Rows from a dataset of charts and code
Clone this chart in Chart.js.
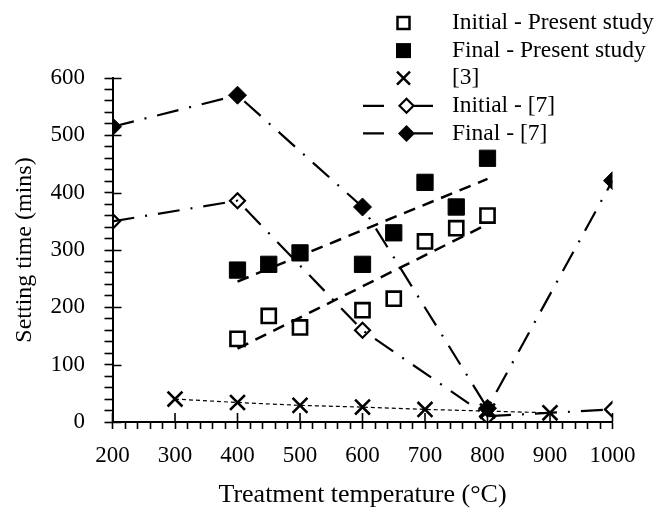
<!DOCTYPE html>
<html>
<head>
<meta charset="utf-8">
<script src="https://cdn.jsdelivr.net/npm/chart.js@4.4.0/dist/chart.umd.min.js"></script>
<style>
html,body{margin:0;padding:0;background:#fff;}
#wrap{width:661px;height:513px;}
</style>
</head>
<body>
<div id="wrap"><canvas id="c" width="661" height="513"></canvas></div>
<script>
// ---- Data ----
const presentTemps   = [400, 450, 500, 600, 650, 700, 750, 800];
const initialPresent = [145, 185, 165, 195, 215, 315, 338, 360];
const finalPresent   = [265, 275, 295, 275, 330, 418, 375, 460];

const trendTemps     = [400, 800];
const initialTrend   = [128, 345];
const finalTrend     = [245, 424];

const ref3Temps      = [300, 400, 500, 600, 700, 800, 900];
const ref3Values     = [40, 34, 29, 26, 22, 19, 16];

const ref7Temps      = [200, 400, 600, 800, 1000];
const ref7Initial    = [350, 386, 160, 10, 22];
const ref7Final      = [515, 570, 375, 24, 421];

const legendLabels   = ['Initial - Present study', 'Final - Present study', '[3]', 'Initial - [7]', 'Final - [7]'];
const xTitle = 'Treatment temperature (°C)';
const yTitle = 'Setting time (mins)';

const FONT = '"Liberation Serif", "DejaVu Serif", serif';
const pts = (xs, ys) => xs.map((x, i) => ({x: x, y: ys[i]}));

Chart.defaults.font.family = FONT;
Chart.defaults.color = '#000';

const dash7 = [22, 11, 2, 11];

const datasets = [
  { label: 'trendInitial', data: pts(trendTemps, initialTrend), showLine: true, borderColor: '#000',
    borderWidth: 2.5, borderDash: [12, 8], pointRadius: 0, order: 10 },
  { label: 'trendFinal', data: pts(trendTemps, finalTrend), showLine: true, borderColor: '#000',
    borderWidth: 2.5, borderDash: [12, 8], pointRadius: 0, order: 10 },
  { label: legendLabels[2], data: pts(ref3Temps, ref3Values), showLine: true, borderColor: '#000',
    borderWidth: 1.2, borderDash: [4, 3], pointStyle: 'crossRot', pointRadius: 10.5,
    pointBorderWidth: 2.6, pointBorderColor: '#000', pointBackgroundColor: 'rgba(0,0,0,0)', order: 5 },
  { label: legendLabels[3], data: pts(ref7Temps, ref7Initial), showLine: true, borderColor: '#000',
    borderWidth: 2.2, borderDash: dash7, pointStyle: 'rectRot', pointRadius: 7.5,
    pointBorderWidth: 2.2, pointBorderColor: '#000', pointBackgroundColor: 'rgba(0,0,0,0)', order: 4 },
  { label: legendLabels[4], data: pts(ref7Temps, ref7Final), showLine: true, borderColor: '#000',
    borderWidth: 2.2, borderDash: dash7, pointStyle: 'rectRot', pointRadius: 9,
    pointBorderWidth: 1, pointBorderColor: '#000', pointBackgroundColor: '#000', order: 3 },
  { label: legendLabels[0], data: pts(presentTemps, initialPresent), showLine: false,
    pointStyle: 'rect', pointRadius: 10, pointBorderWidth: 2.6, pointBorderColor: '#000',
    pointBackgroundColor: 'rgba(0,0,0,0)', order: 2 },
  { label: legendLabels[1], data: pts(presentTemps, finalPresent), showLine: false,
    pointStyle: 'rect', pointRadius: 11.5, pointBorderWidth: 1, pointBorderColor: '#000',
    pointBackgroundColor: '#000', order: 1 }
];

// inner halves of the major tick marks (they cross the axis lines)
const innerTicks = {
  id: 'innerTicks',
  afterDatasetsDraw(chart) {
    const {ctx, scales: {x, y}} = chart;
    ctx.save();
    ctx.strokeStyle = '#000';
    ctx.lineWidth = 1.6;
    ctx.beginPath();
    for (let v = 0; v <= 600; v += 100) {
      const py = Math.round(y.getPixelForValue(v)) + 0.5;
      ctx.moveTo(x.left, py); ctx.lineTo(x.left + 9, py);
    }
    for (let v = 200; v <= 1000; v += 100) {
      const px = x.getPixelForValue(v);
      ctx.moveTo(px, y.bottom); ctx.lineTo(px, y.bottom - 9);
    }
    ctx.stroke();
    ctx.restore();
  }
};

// legend drawn at its place in the top right
const customLegend = {
  id: 'customLegend',
  afterDraw(chart) {
    const ctx = chart.ctx;
    ctx.save();
    ctx.fillStyle = '#000';
    ctx.strokeStyle = '#000';
    ctx.font = '23.5px ' + FONT;
    ctx.textBaseline = 'middle';
    ctx.textAlign = 'left';
    const mx = 403.5;
    legendLabels.forEach((lab, i) => {
      const yy = 23 + i * 27.6;
      ctx.setLineDash([]);
      if (i === 0) {
        ctx.lineWidth = 2.5;
        ctx.strokeRect(mx - 6, yy - 6, 12, 12);
      } else if (i === 1) {
        ctx.fillRect(mx - 7.5, yy - 7.5, 15, 15);
      } else if (i === 2) {
        ctx.lineWidth = 2.5;
        ctx.beginPath();
        ctx.moveTo(mx - 6.5, yy - 6.5); ctx.lineTo(mx + 6.5, yy + 6.5);
        ctx.moveTo(mx + 6.5, yy - 6.5); ctx.lineTo(mx - 6.5, yy + 6.5);
        ctx.stroke();
      } else {
        const dx = 406.5;
        ctx.lineWidth = 2.2;
        ctx.beginPath();
        ctx.moveTo(363, yy); ctx.lineTo(384, yy);
        ctx.moveTo(414, yy); ctx.lineTo(433, yy);
        ctx.stroke();
        const r = i === 3 ? 7 : 8.5;
        ctx.beginPath();
        ctx.moveTo(dx - r, yy); ctx.lineTo(dx, yy - r); ctx.lineTo(dx + r, yy); ctx.lineTo(dx, yy + r);
        ctx.closePath();
        if (i === 3) { ctx.lineWidth = 2.2; ctx.stroke(); } else { ctx.fill(); }
      }
      ctx.fillText(lab, 452, yy);
    });
    ctx.restore();
  }
};

new Chart(document.getElementById('c'), {
  type: 'scatter',
  data: { datasets: datasets },
  options: {
    responsive: false,
    animation: false,
    devicePixelRatio: 1,
    events: [],
    layout: { padding: { left: 0, top: 78, right: 48.5, bottom: 0 } },
    plugins: { legend: { display: false }, tooltip: { enabled: false } },
    elements: { line: { tension: 0 } },
    scales: {
      x: {
        type: 'linear', min: 200, max: 1000,
        afterFit: s => { s.height = 91; },
        ticks: { stepSize: 20, autoSkip: false, maxRotation: 0, padding: 13,
                 font: { size: 23 }, color: '#000',
                 callback: v => (Math.round(v) % 100 === 0 ? String(Math.round(v)) : '') },
        grid: { display: true, drawOnChartArea: false, drawTicks: true, tickLength: 7,
                tickWidth: 1.6, tickColor: '#000' },
        border: { display: true, color: '#000', width: 2 },
        title: { display: true, text: xTitle, font: { size: 26 }, color: '#000',
                 padding: { top: 0, bottom: 2.3 } }
      },
      y: {
        type: 'linear', min: 0, max: 600,
        afterFit: s => { s.width = 112.5; },
        ticks: { stepSize: 20, autoSkip: false, padding: 19.5,
                 font: { size: 23 }, color: '#000',
                 callback: v => (Math.round(v) % 100 === 0 ? String(Math.round(v)) : '') },
        grid: { display: true, drawOnChartArea: false, drawTicks: true, tickLength: 8,
                tickWidth: 1.6, tickColor: '#000' },
        border: { display: true, color: '#000', width: 2 },
        title: { display: true, text: yTitle, font: { size: 24 }, color: '#000',
                 padding: { top: 10.5, bottom: 0 } }
      }
    }
  },
  plugins: [innerTicks, customLegend]
});
</script>
</body>
</html>
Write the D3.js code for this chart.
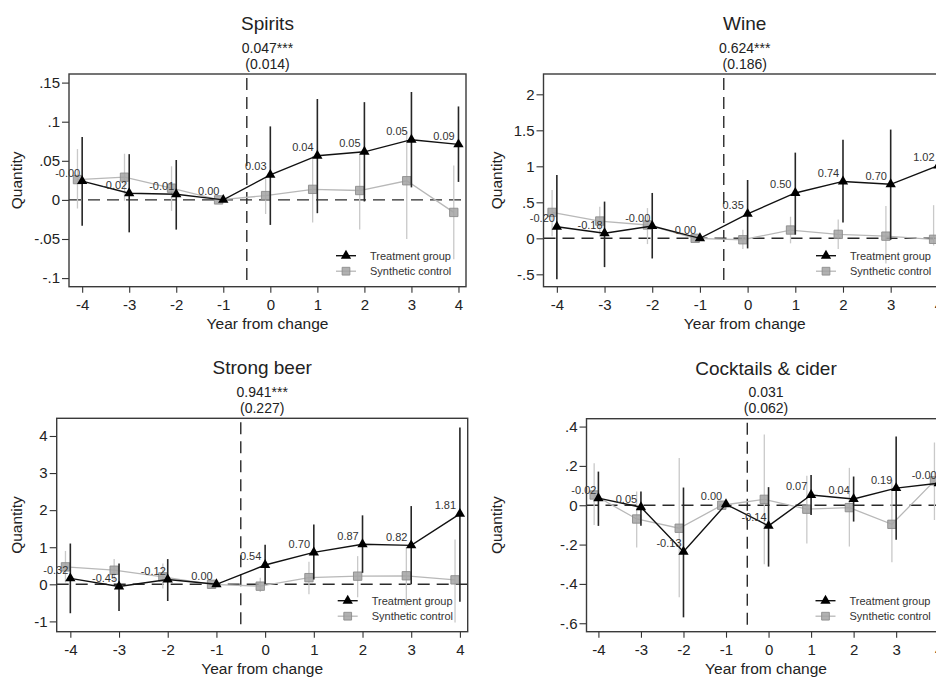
<!DOCTYPE html>
<html>
<head>
<meta charset="utf-8">
<script src="https://cdn.jsdelivr.net/npm/d3@7"></script>
<style>
  body { margin: 0; background: #fff; }
  svg { display: block; font-family: "Liberation Sans", Arial, Helvetica, sans-serif; }
</style>
</head>
<body>
<svg id="chart" width="936" height="677"></svg>
<script>
// Event-study estimates: treatment group vs synthetic control, by beverage type
const years = [-4, -3, -2, -1, 0, 1, 2, 3, 4];

const panelTitles = ["Spirits", "Wine", "Strong beer", "Cocktails & cider"];
const panelEstimates = ["0.047***", "0.624***", "0.941***", "0.031"];
const panelStdErrors = ["(0.014)", "(0.186)", "(0.227)", "(0.062)"];

// Spirits
const spiritsTreat   = [0.024, 0.0085, 0.0072, 0, 0.032, 0.0565, 0.0615, 0.077, 0.071];
const spiritsTreatLo = [-0.033, -0.0415, -0.038, 0, -0.032, -0.017, -0.002, 0.016, 0.023];
const spiritsTreatHi = [0.0805, 0.0585, 0.051, 0, 0.094, 0.129, 0.125, 0.138, 0.1195];
const spiritsSynth   = [0.026, 0.029, 0.015, 0, 0.0055, 0.0135, 0.012, 0.0245, -0.016];
const spiritsSynthLo = [-0.011, -0.001, -0.014, 0, -0.018, -0.029, -0.038, -0.05, -0.076];
const spiritsSynthHi = [0.065, 0.059, 0.043, 0, 0.029, 0.056, 0.062, 0.087, 0.044];
const spiritsLabels  = ["-0.00", "-0.02", "-0.01", "0.00", "0.03", "0.04", "0.05", "0.05", "0.09"];
const spiritsYTicks  = [-0.1, -0.05, 0, 0.05, 0.1, 0.15];
const spiritsYTickLabels = ["-.1", "-.05", "0", ".05", ".1", ".15"];

// Wine
const wineTreat   = [0.16, 0.07, 0.17, 0, 0.34, 0.63, 0.79, 0.75, 1.01];
const wineTreatLo = [-0.57, -0.40, -0.28, 0, -0.14, 0.05, 0.22, -0.02, 0.40];
const wineTreatHi = [0.88, 0.51, 0.63, 0, 0.81, 1.19, 1.37, 1.51, 1.62];
const wineSynth   = [0.36, 0.24, 0.185, 0, -0.02, 0.115, 0.055, 0.03, -0.014];
const wineSynthLo = [0.03, 0.04, -0.08, 0, -0.15, -0.07, -0.15, -0.35, -0.10];
const wineSynthHi = [0.67, 0.44, 0.42, 0, 0.12, 0.30, 0.26, 0.45, 0.46];
const wineLabels  = ["-0.20", "-0.18", "-0.00", "0.00", "0.35", "0.50", "0.74", "0.70", "1.02"];
const wineYTicks  = [-0.5, 0, 0.5, 1, 1.5, 2];
const wineYTickLabels = ["-.5", "0", ".5", "1", "1.5", "2"];

// Strong beer
const beerTreat   = [0.16, -0.06, 0.13, 0, 0.52, 0.86, 1.08, 1.05, 1.90];
const beerTreatLo = [-0.78, -0.72, -0.45, 0, 0.0, 0.13, 0.31, 0.0, -0.47];
const beerTreatHi = [1.10, 0.56, 0.68, 0, 1.07, 1.61, 1.86, 2.11, 4.23];
const beerSynth   = [0.47, 0.38, 0.20, 0, -0.05, 0.18, 0.22, 0.23, 0.12];
const beerSynthLo = [0.05, 0.08, -0.11, 0, -0.21, -0.27, -0.35, -0.58, -1.03];
const beerSynthHi = [0.90, 0.68, 0.56, 0, 0.18, 0.61, 0.76, 1.01, 1.21];
const beerLabels  = ["-0.32", "-0.45", "-0.12", "0.00", "0.54", "0.70", "0.87", "0.82", "1.81"];
const beerYTicks  = [-1, 0, 1, 2, 3, 4];
const beerYTickLabels = ["-1", "0", "1", "2", "3", "4"];

// Cocktails & cider
const cocktailTreat   = [0.036, -0.010, -0.236, 0.005, -0.105, 0.052, 0.032, 0.087, 0.112];
const cocktailTreatLo = [-0.105, -0.104, -0.57, 0.005, -0.312, -0.05, -0.083, -0.176, -0.05];
const cocktailTreatHi = [0.171, 0.07, 0.09, 0.005, 0.092, 0.154, 0.146, 0.35, 0.30];
const cocktailSynth   = [0.052, -0.07, -0.117, 0, 0.03, -0.02, -0.012, -0.097, 0.124];
const cocktailSynthLo = [-0.10, -0.215, -0.468, 0, -0.30, -0.195, -0.21, -0.29, -0.075];
const cocktailSynthHi = [0.214, 0.07, 0.24, 0, 0.36, 0.15, 0.19, 0.128, 0.319];
const cocktailLabels  = ["-0.02", "0.05", "-0.13", "0.00", "-0.14", "0.07", "0.04", "0.19", "-0.00"];
const cocktailYTicks  = [-0.6, -0.4, -0.2, 0, 0.2, 0.4];
const cocktailYTickLabels = ["-.6", "-.4", "-.2", "0", ".2", ".4"];

const legendLabels = ["Treatment group", "Synthetic control"];
const xAxisTitle = "Year from change";
const yAxisTitle = "Quantity";

// Panel layout (plot-region frames in page pixels)
const panels = [
  { i: 0, ox: 0,   frame: { l: 69,    r: 466,   t: 74,    b: 286.7 }, yDomain: [-0.111, 0.161],
    treat: spiritsTreat, tLo: spiritsTreatLo, tHi: spiritsTreatHi,
    synth: spiritsSynth, sLo: spiritsSynthLo, sHi: spiritsSynthHi,
    labels: spiritsLabels, yTicks: spiritsYTicks, yTickLabels: spiritsYTickLabels },
  { i: 1, ox: 480, frame: { l: 543.5, r: 946,   t: 74,    b: 286.7 }, yDomain: [-0.672, 2.282],
    treat: wineTreat, tLo: wineTreatLo, tHi: wineTreatHi,
    synth: wineSynth, sLo: wineSynthLo, sHi: wineSynthHi,
    labels: wineLabels, yTicks: wineYTicks, yTickLabels: wineYTickLabels },
  { i: 2, ox: 0,   frame: { l: 56.7,  r: 467.7, t: 418.3, b: 631.7 }, yDomain: [-1.278, 4.477],
    treat: beerTreat, tLo: beerTreatLo, tHi: beerTreatHi,
    synth: beerSynth, sLo: beerSynthLo, sHi: beerSynthHi,
    labels: beerLabels, yTicks: beerYTicks, yTickLabels: beerYTickLabels },
  { i: 3, ox: 480, frame: { l: 586.5, r: 945.5, t: 418.7, b: 631.7 }, yDomain: [-0.643, 0.440],
    treat: cocktailTreat, tLo: cocktailTreatLo, tHi: cocktailTreatHi,
    synth: cocktailSynth, sLo: cocktailSynthLo, sHi: cocktailSynthHi,
    labels: cocktailLabels, yTicks: cocktailYTicks, yTickLabels: cocktailYTickLabels }
];

const svg = d3.select("#chart");
const TEXT = "#222";
const SYNTH_SHIFT = -0.1;   // synthetic-control markers drawn slightly left of each year

panels.forEach(p => {
  const f = p.frame;
  const g = svg.append("g");
  const x = d3.scaleLinear().domain([-4.28, 4.16]).range([f.l, f.r]);
  const y = d3.scaleLinear().domain(p.yDomain).range([f.b, f.t]);
  const cx = (f.l + f.r) / 2;

  // titles
  g.append("text").attr("x", cx).attr("y", f.t - 44).attr("text-anchor", "middle")
    .attr("font-size", 19).attr("fill", TEXT).text(panelTitles[p.i]);
  g.append("text").attr("x", cx).attr("y", f.t - 21.5).attr("text-anchor", "middle")
    .attr("font-size", 14).attr("fill", TEXT).text(panelEstimates[p.i]);
  g.append("text").attr("x", cx).attr("y", f.t - 5.5).attr("text-anchor", "middle")
    .attr("font-size", 14).attr("fill", TEXT).text(panelStdErrors[p.i]);

  // axes
  const yAxis = d3.axisLeft(y).tickValues(p.yTicks)
    .tickFormat((d, k) => p.yTickLabels[k]).tickSize(7).tickPadding(2);
  const ya = g.append("g").attr("transform", `translate(${f.l},0)`).call(yAxis);
  ya.select(".domain").remove();
  ya.selectAll("line").attr("stroke", "#333").attr("stroke-width", 1.1);
  ya.selectAll("text").attr("font-size", 15).attr("fill", TEXT)
    .attr("font-family", "Liberation Sans, Arial, sans-serif");

  const xAxis = d3.axisBottom(x).tickValues(years).tickFormat(d => String(d))
    .tickSize(6).tickPadding(7);
  const xa = g.append("g").attr("transform", `translate(0,${f.b})`).call(xAxis);
  xa.select(".domain").remove();
  xa.selectAll("line").attr("stroke", "#333").attr("stroke-width", 1.1);
  xa.selectAll("text").attr("font-size", 15).attr("fill", TEXT)
    .attr("font-family", "Liberation Sans, Arial, sans-serif");

  g.append("text").attr("x", cx).attr("y", f.b + 42).attr("text-anchor", "middle")
    .attr("font-size", 15.5).attr("fill", TEXT).text(xAxisTitle);
  g.append("text")
    .attr("transform", `translate(${p.ox + 22},${(f.t + f.b) / 2}) rotate(-90)`)
    .attr("text-anchor", "middle").attr("font-size", 15.5).attr("fill", TEXT).text(yAxisTitle);

  // reference lines
  g.append("line").attr("x1", f.l).attr("x2", f.r).attr("y1", y(0)).attr("y2", y(0))
    .attr("stroke", "#2a2a2a").attr("stroke-width", 1.4).attr("stroke-dasharray", "12,7");
  g.append("line").attr("x1", x(-0.5)).attr("x2", x(-0.5)).attr("y1", f.t + 4).attr("y2", f.b)
    .attr("stroke", "#2a2a2a").attr("stroke-width", 1.4).attr("stroke-dasharray", "12,7");

  const idx = d3.range(years.length);

  // synthetic control: intervals, line, squares
  g.append("g").selectAll("line").data(idx.filter(k => p.sHi[k] !== p.sLo[k])).join("line")
    .attr("x1", k => x(years[k] + SYNTH_SHIFT)).attr("x2", k => x(years[k] + SYNTH_SHIFT))
    .attr("y1", k => y(p.sLo[k])).attr("y2", k => y(p.sHi[k]))
    .attr("stroke", "#c9c9c9").attr("stroke-width", 1.3);
  g.append("path").datum(idx)
    .attr("d", d3.line().x(k => x(years[k] + SYNTH_SHIFT)).y(k => y(p.synth[k])))
    .attr("fill", "none").attr("stroke", "#b8b8b8").attr("stroke-width", 1.3);
  g.append("g").selectAll("path").data(idx).join("path")
    .attr("transform", k => `translate(${x(years[k] + SYNTH_SHIFT)},${y(p.synth[k])})`)
    .attr("d", d3.symbol(d3.symbolSquare, 70))
    .attr("fill", "#a3a3a3").attr("fill-opacity", 0.85)
    .attr("stroke", "#8c8c8c").attr("stroke-width", 0.9);

  // treatment group: intervals, line, triangles
  g.append("g").selectAll("line").data(idx.filter(k => p.tHi[k] !== p.tLo[k])).join("line")
    .attr("x1", k => x(years[k])).attr("x2", k => x(years[k]))
    .attr("y1", k => y(p.tLo[k])).attr("y2", k => y(p.tHi[k]))
    .attr("stroke", "#262626").attr("stroke-width", 1.6);
  g.append("path").datum(idx)
    .attr("d", d3.line().x(k => x(years[k])).y(k => y(p.treat[k])))
    .attr("fill", "none").attr("stroke", "#111").attr("stroke-width", 1.4);
  g.append("g").selectAll("path").data(idx).join("path")
    .attr("transform", k => `translate(${x(years[k])},${y(p.treat[k])})`)
    .attr("d", d3.symbol(d3.symbolTriangle, 46))
    .attr("fill", "#000");

  // point labels (upper-left of each treatment marker)
  g.append("g").selectAll("text").data(idx).join("text")
    .attr("x", k => x(years[k]) - 14.5).attr("y", k => y(p.treat[k]) - 8.5)
    .attr("dy", "0.36em").attr("text-anchor", "middle")
    .attr("font-size", 11).attr("fill", "#333").text(k => p.labels[k]);

  // legend
  const lx = f.r - 120, tx = f.r - 96;
  const ly = [f.b - 31, f.b - 15.5];
  g.append("line").attr("x1", lx - 10).attr("x2", lx + 10).attr("y1", ly[0]).attr("y2", ly[0])
    .attr("stroke", "#111").attr("stroke-width", 1.4);
  g.append("path").attr("transform", `translate(${lx},${ly[0]})`)
    .attr("d", d3.symbol(d3.symbolTriangle, 46)).attr("fill", "#000");
  g.append("line").attr("x1", lx - 10).attr("x2", lx + 10).attr("y1", ly[1]).attr("y2", ly[1])
    .attr("stroke", "#b8b8b8").attr("stroke-width", 1.3);
  g.append("path").attr("transform", `translate(${lx},${ly[1]})`)
    .attr("d", d3.symbol(d3.symbolSquare, 60))
    .attr("fill", "#a3a3a3").attr("fill-opacity", 0.85)
    .attr("stroke", "#8c8c8c").attr("stroke-width", 0.9);
  legendLabels.forEach((t, k) => {
    g.append("text").attr("x", tx).attr("y", ly[k]).attr("dy", "0.36em")
      .attr("font-size", 11).attr("fill", "#333").text(t);
  });

  // plot-region frame
  g.append("rect").attr("x", f.l).attr("y", f.t).attr("width", f.r - f.l).attr("height", f.b - f.t)
    .attr("fill", "none").attr("stroke", "#3a3a3a").attr("stroke-width", 1.4);
});
</script>
</body>
</html>
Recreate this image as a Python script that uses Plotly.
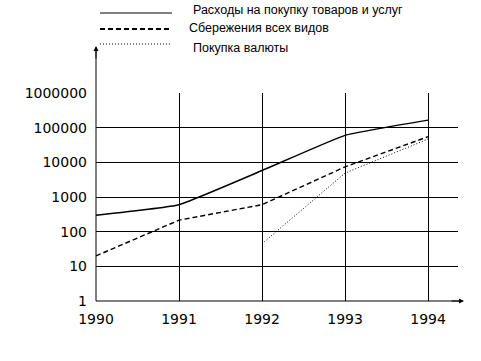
import plotly.graph_objects as go

years = [1990, 1991, 1992, 1993, 1994]
spending = [300, 600, 5800, 60000, 165000]
savings = [20, 215, 600, 7400, 55000]
currency = [None, None, 45, 4900, 47000]

y_ticks = [1, 10, 100, 1000, 10000, 100000, 1000000]
y_labels = ["1", "10", "100", "1000", "10000", "100000", "1000000"]

names = ["Расходы на покупку товаров и услуг", "Сбережения всех видов", "Покупка валюты"]

fig = go.Figure()
fig.add_trace(go.Scatter(x=years, y=spending, mode="lines", name=names[0],
                         line=dict(color="black", width=1.5, shape="spline", smoothing=0.35),
                         showlegend=False))
fig.add_trace(go.Scatter(x=years, y=savings, mode="lines", name=names[1],
                         line=dict(color="black", width=1.4, dash="5px,3px"),
                         showlegend=False))
fig.add_trace(go.Scatter(x=years, y=currency, mode="lines", name=names[2],
                         line=dict(color="black", width=1, dash="1px,2px"),
                         showlegend=False))

W, H = 481, 361
L, R, T, B = 96, 23, 93, 60
pw, ph = W - L - R, H - T - B

def px(x):
    return (x - L) / pw

def py(y):
    return (H - B - y) / ph

shapes = [
    dict(type="line", xref="paper", yref="paper", x0=0, x1=0, y0=0, y1=py(48),
         line=dict(color="black", width=1)),
    dict(type="line", xref="paper", yref="paper", x0=0, x1=px(461), y0=0, y1=0,
         line=dict(color="black", width=1)),
    # legend samples
    dict(type="line", xref="paper", yref="paper", x0=px(100), x1=px(172), y0=py(13), y1=py(13),
         line=dict(color="black", width=1.2)),
    dict(type="line", xref="paper", yref="paper", x0=px(100), x1=px(172), y0=py(29), y1=py(29),
         line=dict(color="black", width=2, dash="5px,3px")),
    dict(type="line", xref="paper", yref="paper", x0=px(100), x1=px(170), y0=py(44), y1=py(44),
         line=dict(color="black", width=1, dash="1px,2px")),
]

font_leg = dict(family="Liberation Sans, Arial", size=12.5, color="black")
annotations = [
    dict(xref="paper", yref="paper", x=0, y=py(46), ax=0, ay=14, showarrow=True,
         arrowhead=2, arrowsize=1, arrowwidth=1, arrowcolor="black", text=""),
    dict(xref="paper", yref="paper", x=px(464), y=0, ax=-14, ay=0, showarrow=True,
         arrowhead=2, arrowsize=1, arrowwidth=1, arrowcolor="black", text=""),
    dict(xref="paper", yref="paper", x=px(191), y=py(10), text=names[0], showarrow=False,
         xanchor="left", yanchor="middle", font=font_leg),
    dict(xref="paper", yref="paper", x=px(187), y=py(28), text=names[1], showarrow=False,
         xanchor="left", yanchor="middle", font=font_leg),
    dict(xref="paper", yref="paper", x=px(191), y=py(48), text=names[2], showarrow=False,
         xanchor="left", yanchor="middle", font=font_leg),
]

tick_font = dict(family="DejaVu Sans", size=14, color="black")
fig.update_layout(
    width=W, height=H,
    margin=dict(l=L, r=R, t=T, b=B, pad=0),
    paper_bgcolor="white", plot_bgcolor="white",
    shapes=shapes, annotations=annotations,
    xaxis=dict(range=[1990, 1994.36], tickvals=years, ticktext=[str(y) for y in years],
               showgrid=True, gridcolor="black", gridwidth=1, zeroline=False,
               showline=False, ticks="", tickfont=tick_font, ticklabelstandoff=8),
    yaxis=dict(type="log", range=[0, 6], tickvals=y_ticks, ticktext=y_labels,
               showgrid=True, gridcolor="black", gridwidth=1, zeroline=False,
               showline=False, ticks="", tickfont=tick_font, ticklabelstandoff=8),
)

fig.write_html("out.html", config={"displayModeBar": False},
               post_script="document.body.style.margin='0';document.body.style.overflow='hidden';")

** WRITTEN INSTRUCTION **
Take the stretch from the line containing "Recreate this image" through the line containing "на покупку товаров" and reproduce it exactly, both ends included. Omit the pictures.

** IN RESPONSE **
Recreate this image as a Python script that uses Plotly.
import plotly.graph_objects as go

years = [1990, 1991, 1992, 1993, 1994]
spending = [300, 600, 5800, 60000, 165000]
savings = [20, 215, 600, 7400, 55000]
currency = [None, None, 45, 4900, 47000]

y_ticks = [1, 10, 100, 1000, 10000, 100000, 1000000]
y_labels = ["1", "10", "100", "1000", "10000", "100000", "1000000"]

names = ["Расходы на покупку товаров и услуг", "Сбережения всех видов", "Покупка валюты"]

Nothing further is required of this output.